Not saying it has anything to do with you, it might not. I do suggest however, when he is calm, to talk to him. I can't talk to my son when he's upset and crying. He says the same thing, that he doesn't know why. So, give him some time to calm down, get him a drink, take him to wash his face and just console him. I try to distract him also so that he stops. Or I tell him to breathe and calm down. He says he can't, but I tell him that he can if he wants to, he just has to think hard enough about stopping, and he will. When he's calm, ask him gentle questions about if anything is bothering him or why he's so sad all the time. He may tell you, he may not.
Another suggestion is maybe there are problems outside the home that are bothering him such as friends, maybe even the grades at school. At this age, school work attributes for a large part of their self-esteem. My son also told me that the reason he gets so mad at people and doesn't want to play with them is because they annoy him and that he thinks they are immature.

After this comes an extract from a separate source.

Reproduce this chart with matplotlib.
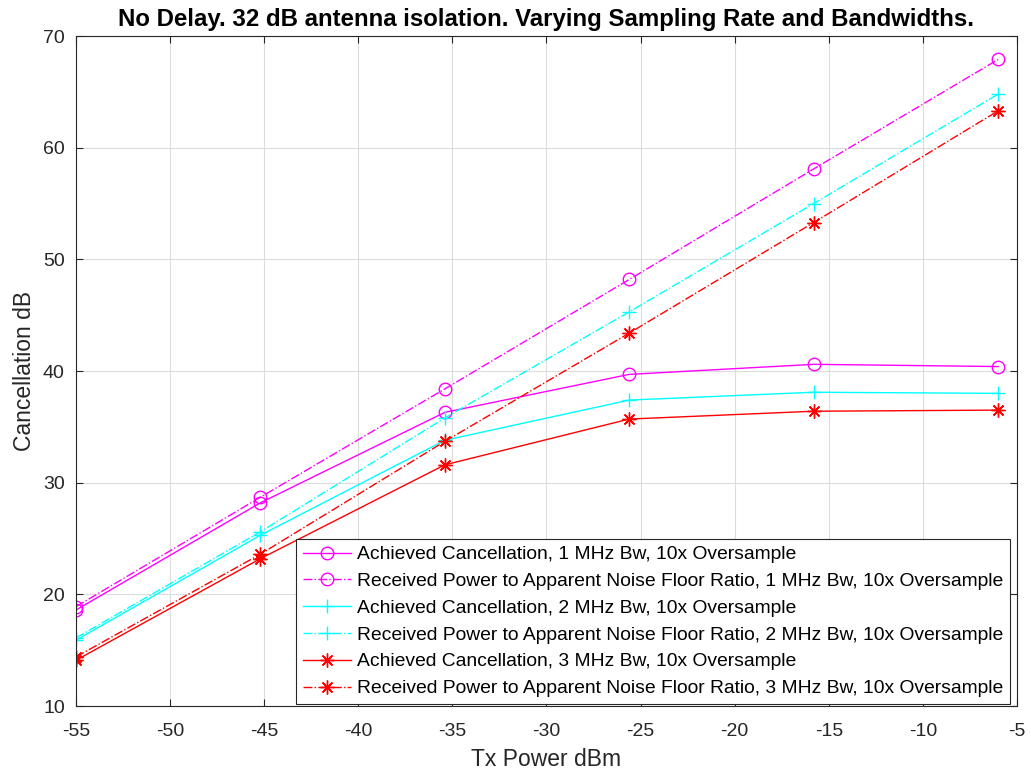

He walks home from school and he came home one day crying and head hanging so low it was pathetic! I asked him what was wrong, but it was the well known "nothing". I simply told him that when he's ready, to come talk to me and he did a few minutes later and told me the whole story. It was due to teasing and feeling like nobody liked him.
Also, last one I promise, he could write in a feelings book. That's what we call it. When my son is mad, sad, or anything, he is given the option to write in his feeling book. He doesn't always want to at the time, but I see him take it and write in it later!! It helps them to get out whatever they are feeling in a private way. Sometimes they are ashamed or embarrassed to tell us, so let him think that you won't read it, and when he's not around, read it. I only say that because he is still 8 and you need to know what is going on with your son.
I hope some of those things can help. My son has gotten better by using most of these techniques.